The human and economic costs of failing to make needed improvements are substantial and, according to a new report, among the many problems persons with behavioral disorders face is a revolving door of incarceration, treatment, relapse or decompensation, and re-incarceration, often for minor, non-dangerous offenses.
The new report, “Improving Mental Services and Outcomes for All: the D.C. Department of Behavioral Health and the Justice System,” was released by the Office of the District of Columbia Office Auditor on Feb. 26. The Council for Court Excellence provided the 191-page document to address the D.C.’s Department of Behavioral Health (DBH) and its interactions with the criminal justice system.
The authors said it’s based on a tremendous amount of research conducted over the past 18 months that analyzed how DBH interacts with justice-involved consumers and the effectiveness of those interactions.
Research included nearly 60 interviews, totaling more than 150 hours, with DBH staff, stakeholders, community behavioral health providers, leading academic experts and current and former senior officials of forensic departments of other mental health agencies from around the country.
It also included focus groups with consumers, advocates and providers, surveys of those groups, a review of forensic behavioral health practices in other jurisdictions, analysis of D.C. law and municipal regulations, and a thorough review of DBH internal documents and data.
“As explained in detail in the report, we found that DBH has many areas for improvement, not only in its direct interactions with justice-involved consumers, but also department-wide,” wrote attorneys Michael Hays and Barry Coburn, the report’s co-chairs. “DBH’s shortcomings have several bases — structural deficiencies related to the agency’s organizational hierarchy; leadership issues that hinder progress and do not foster healthy work environments; inconsistent and inadequate funding support for community providers; inadequate and ineffective data tracking and management; and poor strategic vision.
“While we found that much of its staff are passionate about their work and are dedicated to improving the agency’s operations, we also found that DBH has much room for improvement,” the co-chairs wrote. “We hope that this report will provide impetus toward such further improvement.”
Among the key findings in the report were that professionals without proper training are looked upon to decide whether suspected criminals are competent to stand trial. They also found that patients are being unnecessarily held at the public psychiatric hospital.
Researchers discovered that department fell short in its basic obligation to evaluate the mental fitness of defendants. It said the department should do more to make sure they get treatment and resources such as housing to help them stay out of the criminal justice system.
“There’s this revolving door of incarceration, treatment and relapse and re-incarceration for often minor and nonviolent offenses,” Hays said. “The costs in human misery and economic costs to D.C. government are substantial.”
Researchers have also urged Mayor Muriel Bowser to do more to scrutinize DBH Director Tanya Royster and Nicole Johnson, who oversaw forensic psychologists who evaluate defendants.
The report also found that turnover has been high and, in some instances, evaluators responsible for figuring out whether suspects could assist in their legal defenses didn’t understand basics about the legal system.

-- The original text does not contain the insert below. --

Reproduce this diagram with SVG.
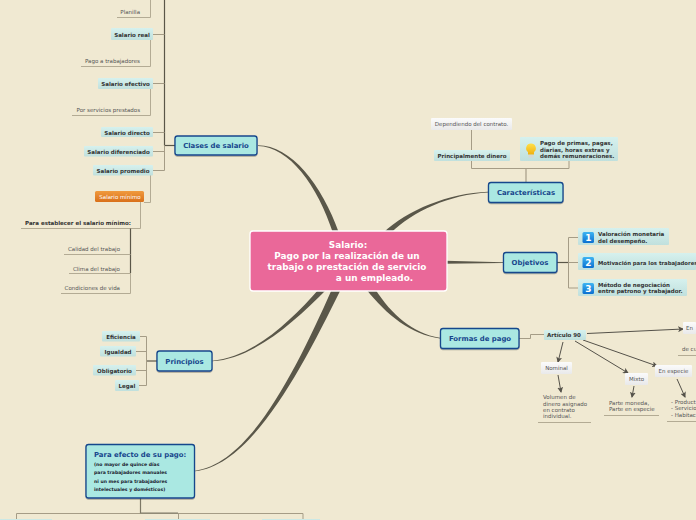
<svg xmlns="http://www.w3.org/2000/svg" width="696" height="520" viewBox="0 0 696 520">
<style>
text{font-family:"DejaVu Sans",sans-serif}
.l{fill:none;stroke:#a59c86;stroke-width:1}
.d{fill:none;stroke:#5a5648;stroke-width:1.2}
.u{fill:none;stroke:#b3ab94;stroke-width:1}
.a{fill:none;stroke:#55524a;stroke-width:1;marker-end:url(#ah)}
.c{fill:#5a5749}
.n{fill:#aae8e2;stroke:#17468c;stroke-width:1.300;filter:url(#sh)}
.nt{fill:#17468c;font-size:6.9px;font-weight:bold;text-anchor:middle}
.p{fill:url(#pg)}
.w{fill:url(#wg)}
.b{fill:#333;font-size:5.5px;font-weight:bold}
.m{text-anchor:middle}
.g{fill:#555;font-size:5.5px}
.ic{fill:url(#ig)}
.it{fill:#fff;font-size:9px;font-weight:bold;text-anchor:middle}
</style>
<defs>
<filter id="sh" x="-10%" y="-15%" width="120%" height="135%"><feDropShadow dx="0" dy="1" stdDeviation="0.6" flood-color="#000" flood-opacity="0.3"/></filter>
<linearGradient id="pg" x1="0" y1="0" x2="0" y2="1"><stop offset="0" stop-color="#d6f1ee"/><stop offset="1" stop-color="#c0e0dd"/></linearGradient>
<linearGradient id="wg" x1="0" y1="0" x2="0" y2="1"><stop offset="0" stop-color="#fbfbfb"/><stop offset="1" stop-color="#e9e9ea"/></linearGradient>
<linearGradient id="og" x1="0" y1="0" x2="0" y2="1"><stop offset="0" stop-color="#f09a3e"/><stop offset="1" stop-color="#d9701a"/></linearGradient>
<linearGradient id="ig" x1="0" y1="0" x2="0" y2="1"><stop offset="0" stop-color="#3db4f2"/><stop offset="1" stop-color="#0b6fd0"/></linearGradient>
<linearGradient id="bg" x1="0" y1="0" x2="0" y2="1"><stop offset="0" stop-color="#ffe04a"/><stop offset="1" stop-color="#f0b010"/></linearGradient>
<marker id="ah" markerWidth="6" markerHeight="6" refX="5" refY="3" orient="auto" markerUnits="userSpaceOnUse"><path d="M0 0L6 3L0 6L1.5 3Z" fill="#55524a"/></marker>
</defs>
<rect width="696" height="520" fill="#f0e9d2"/>
<g id="connectors">
<path class="c" d="M258 145.200C291 145.300 322 184.500 339 233L333 233C318 186 289 146.300 258 145.900Z"/>
<path class="c" d="M488 191.700C449 193 407 210 383 233L391 233C412 211.500 450 194.300 488 192.400Z"/>
<path class="c" d="M445 260.800L503 262.200L503 262.900L445 263.800Z"/>
<path class="c" d="M440 337.800C412 333 392 315 375 289L366 289C387 315.500 411 334.500 440 338.400Z"/>
<path class="c" d="M212 360.700C252 358 291 321 319 289L327 289C294 322.500 253.500 358.600 212 361.300Z"/>
<path class="c" d="M195 470.700C250 464 297 368 332 289L341 289C301 370.500 251.500 465 195 471.300Z"/>
<path class="d" d="M175 145.500H164.500"/>
<path class="d" d="M164.500 0V145.500"/>
<path class="l" d="M164.500 145.500V170.500H153M164.500 34.500H153M164.500 83.500H153M164.500 132.500H153M164.500 151.500H153"/>
<path class="u" d="M150.500 0V17.500H117M150.500 40V66.500H81M150.500 89V115.500H72M150.500 175V202.500H144"/>
<path class="u" d="M140.500 202V228.500H21"/>
<path class="d" d="M130.500 228.500V273"/>
<path class="u" d="M130.500 273V293.500H61M130.500 254.500H64M130.500 273.500H69"/>
<path class="d" d="M157 361H146.500"/>
<path class="l" d="M146.500 336.500V385.500M140 336.500H146.500M136 351.500H146.500M136 370.500H146.500M139 385.500H146.500"/>
<path class="l" d="M16.500 520V513.500H303V520M178.500 513.500V520"/>
<path class="d" d="M140.500 498V513H178" style="stroke:#7d7866"/>
<path class="l" d="M526 182V169" style="stroke-width:1.200"/>
<path class="l" d="M471.500 130V168.500H569V161"/>
<path class="d" d="M557 262.500H568.500"/>
<path class="l" d="M578 237.500H568.500V288H578M568.500 262.500H578"/>
<path class="l" d="M519 338.500H530.500V334.500H544"/>
<path class="a" d="M587 333.500L683 329"/>
<path class="a" d="M563 342L558 362"/>
<path class="a" d="M575 341L628 373"/>
<path class="a" d="M583 340L657 366"/>
<path class="a" d="M558 375L561 392"/>
<path class="a" d="M634 386L632 397"/>
<path class="a" d="M677 379L685 397"/>
<path class="u" d="M538 422.500H591M604 415.500H659M667 421.500H696M678 355.500H696"/>
</g>
<g id="bottom-edges"><rect class="p" x="0" y="519" width="52" height="1"/><rect class="p" x="145" y="519" width="65" height="1"/><rect class="p" x="262" y="519" width="58" height="1"/></g>
<g id="central"><rect x="250" y="231" width="197" height="60" rx="3" fill="#ea6899" stroke="#fff" stroke-width="1.300"/>
<text fill="#fff" font-size="8.900" font-weight="bold" text-anchor="middle"><tspan x="348" y="248">Salario:</tspan><tspan x="347" y="259">Pago por la realización de un</tspan><tspan x="347" y="270">trabajo o prestación de servicio</tspan><tspan x="374.500" y="281">a un empleado.</tspan></text></g>
<g id="clases"><rect class="n" x="175" y="136" width="82" height="19" rx="2.500"/><text class="nt" x="216" y="148">Clases de salario</text></g>
<g id="caracteristicas"><rect class="n" x="488.500" y="182.500" width="74.500" height="20" rx="2.500"/><text class="nt" x="526" y="195">Características</text></g>
<g id="objetivos"><rect class="n" x="503.500" y="252.500" width="53.500" height="20" rx="2.500"/><text class="nt" x="530" y="265">Objetivos</text></g>
<g id="formas"><rect class="n" x="440.500" y="328.500" width="78.500" height="20" rx="2.500"/><text class="nt" x="480" y="341">Formas de pago</text></g>
<g id="principios"><rect class="n" x="157" y="351" width="55" height="20" rx="2.500"/><text class="nt" x="184.500" y="364">Principios</text></g>
<g id="efecto"><rect class="n" x="86" y="444.500" width="108.500" height="53.500" rx="2.500"/><text class="nt" x="94" y="457" style="text-anchor:start">Para efecto de su pago:</text>
<text fill="#1a1a2e" font-size="4.600" font-weight="bold"><tspan x="94" y="466">(no mayor de quince días</tspan><tspan x="94" y="474">para trabajadores manuales</tspan><tspan x="94" y="483">ni un mes para trabajadores</tspan><tspan x="94" y="491">intelectuales y domésticos)</tspan></text></g>
<g id="planilla"><text class="g" x="140" y="14" text-anchor="end">Planilla</text></g>
<g id="real"><rect class="p" x="111" y="28" width="42" height="12" rx="1"/><text class="b m" x="132" y="37">Salario real</text></g>
<g id="pago"><text class="g" x="140" y="63" text-anchor="end">Pago a trabajadores</text></g>
<g id="efectivo"><rect class="p" x="98" y="78" width="55" height="11" rx="1"/><text class="b m" x="125.500" y="86">Salario efectivo</text></g>
<g id="servicios"><text class="g" x="140" y="112" text-anchor="end">Por servicios prestados</text></g>
<g id="directo"><rect class="p" x="101" y="127" width="52" height="10" rx="1"/><text class="b m" x="127" y="135">Salario directo</text></g>
<g id="diferenciado"><rect class="p" x="84" y="146" width="69" height="10.500" rx="1"/><text class="b m" x="118.500" y="154">Salario diferenciado</text></g>
<g id="promedio"><rect class="p" x="93" y="165" width="60" height="10.500" rx="1"/><text class="b m" x="123" y="173">Salario promedio</text></g>
<g id="minimo"><rect x="95" y="191" width="49" height="11" rx="1.500" fill="url(#og)"/><text x="120" y="199" fill="#fff" font-size="5.500" text-anchor="middle">Salario mínimo</text></g>
<g id="establecer"><text class="b" x="25" y="224.500">Para establecer el salario mínimo:</text></g>
<g id="calidad"><text class="g" x="120" y="250.500" text-anchor="end">Calidad del trabajo</text></g>
<g id="clima"><text class="g" x="120" y="270.500" text-anchor="end">Clima del trabajo</text></g>
<g id="condiciones"><text class="g" x="120" y="289.500" text-anchor="end">Condiciones de vida</text></g>
<g id="eficiencia"><rect class="p" x="102" y="331" width="38" height="10.500" rx="1"/><text class="b m" x="121" y="339">Eficiencia</text></g>
<g id="igualdad"><rect class="p" x="100" y="346" width="36" height="10.500" rx="1"/><text class="b m" x="118" y="354">Igualdad</text></g>
<g id="obligatorio"><rect class="p" x="93" y="365" width="43" height="10.500" rx="1"/><text class="b m" x="114.500" y="373">Obligatorio</text></g>
<g id="legal"><rect class="p" x="115" y="380" width="24" height="11" rx="1"/><text class="b m" x="127" y="388">Legal</text></g>
<g id="dependiendo"><rect class="w" x="431" y="118" width="81" height="12" rx="1"/><text class="g m" x="471.500" y="126">Dependiendo del contrato.</text></g>
<g id="dinero"><rect class="p" x="434" y="150" width="76" height="11" rx="1"/><text class="b m" x="472" y="158">Principalmente dinero</text></g>
<g id="primas"><rect class="p" x="520" y="137" width="98" height="24" rx="1"/>
<path d="M531 143.500a4.800 4.800 0 0 1 3 8.600v2.400h-6v-2.400a4.800 4.800 0 0 1 3-8.600Z" fill="url(#bg)"/><rect x="528.500" y="155" width="5" height="2.500" fill="#d8d8d0"/>
<text class="b"><tspan x="540" y="145">Pago de primas, pagas,</tspan><tspan x="540" y="152">diarias, horas extras y</tspan><tspan x="540" y="158">demás remuneraciones.</tspan></text></g>
<g id="obj1"><rect class="p" x="578" y="228" width="91" height="17" rx="1"/><rect class="ic" x="582.500" y="232" width="11.500" height="11" rx="1.500"/><text class="it" x="588.500" y="241">1</text><text class="b"><tspan x="598" y="236">Valoración monetaria</tspan><tspan x="598" y="243">del desempeño.</tspan></text></g>
<g id="obj2"><rect class="p" x="578" y="253" width="118" height="17" rx="1"/><rect class="ic" x="582.500" y="257" width="11.500" height="11" rx="1.500"/><text class="it" x="588.500" y="266">2</text><text class="b" x="598" y="265" style="font-size:5.350px">Motivación para los trabajadores</text></g>
<g id="obj3"><rect class="p" x="578" y="279" width="109" height="17" rx="1"/><rect class="ic" x="582.500" y="283" width="11.500" height="11" rx="1.500"/><text class="it" x="588.500" y="292">3</text><text class="b"><tspan x="598" y="287">Método de negociación</tspan><tspan x="598" y="293">entre patrono y trabajador.</tspan></text></g>
<g id="articulo"><rect class="p" x="544" y="330" width="42" height="10" rx="1"/><text class="b m" x="564" y="337">Artículo 90</text></g>
<g id="nominal"><rect class="w" x="541" y="362" width="31" height="12" rx="1"/><text class="g m" x="556.500" y="370">Nominal</text></g>
<g id="volumen"><text class="g"><tspan x="543" y="399">Volumen de</tspan><tspan x="543" y="405.500">dinero asignado</tspan><tspan x="543" y="412">en contrato</tspan><tspan x="543" y="418">individual.</tspan></text></g>
<g id="mixto"><rect class="w" x="625" y="373" width="23" height="12" rx="1"/><text class="g m" x="636.500" y="381">Mixto</text></g>
<g id="parte"><text class="g"><tspan x="609" y="405">Parte moneda,</tspan><tspan x="609" y="411">Parte en especie</tspan></text></g>
<g id="especie"><rect class="w" x="655" y="365" width="37" height="12" rx="1"/><text class="g m" x="673.500" y="373">En especie</text></g>
<g id="productos"><text class="g"><tspan x="671" y="404">- Product</tspan><tspan x="671" y="410">- Servicio</tspan><tspan x="671" y="417">- Habitac</tspan></text></g>
<g id="en"><rect class="w" x="683" y="322" width="13" height="12" rx="1"/><text class="g" x="686" y="330">En</text></g>
<g id="decu"><text class="g" x="682" y="351">de cu</text></g>
</svg>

It also found that there are long wait lists for housing and those deemed competent to stand trial are stuck at St. Elizabeths Psychiatric Hospital in Southeast because of delays.
The report recommends that the D.C. Council mandate forensics training and board certifications for the evaluators.
“This is the kind of thing you can’t just ignore and hope it goes away,” said At-Large D.C. Council Member David Grosso. “It has not gotten better. It’s gotten worse,”
Ward 7 Councilman Vince Gray, who chairs the council’s health committee, said he’s especially concerned about the direction of the District’s behavioral health system.
“This thorough and thoughtful audit report outlines 25 findings and 77 recommendations,” Gray said, noting that neither Royster nor anyone at DBH contested the findings of the report. “It paints a picture of an agency that is failing in its core mission of serving District residents with mental health and substance abuse issues, especially those people who have mental health problems and are involved with the criminal justice system.”
The councilman highlighted the report’s detailed deficiencies throughout DBH focusing on areas such as inadequate training and clinical experience for psychologists and psychiatrists in forensic services, waiting list and length of stay irregularities at St. Elizabeth’s; a lack of institutional support for Core Services Agencies; and a pattern of inappropriate hiring decisions and promotions.
“It is clear from the report that forensic sciences at the Department of Behavioral Health are in disarray and the agency has failed to support a network of Core Services Agencies that are the front-line services providers,” Gray said. “This agency is responsible for caring for the needs of some of the District’s most vulnerable residents, and it has been moving in the wrong direction each of the last three years. Part of those failures are certainly attributable to a lack of budgetary support from the Mayor, but there are also management failures that point directly at Dr. Royster.”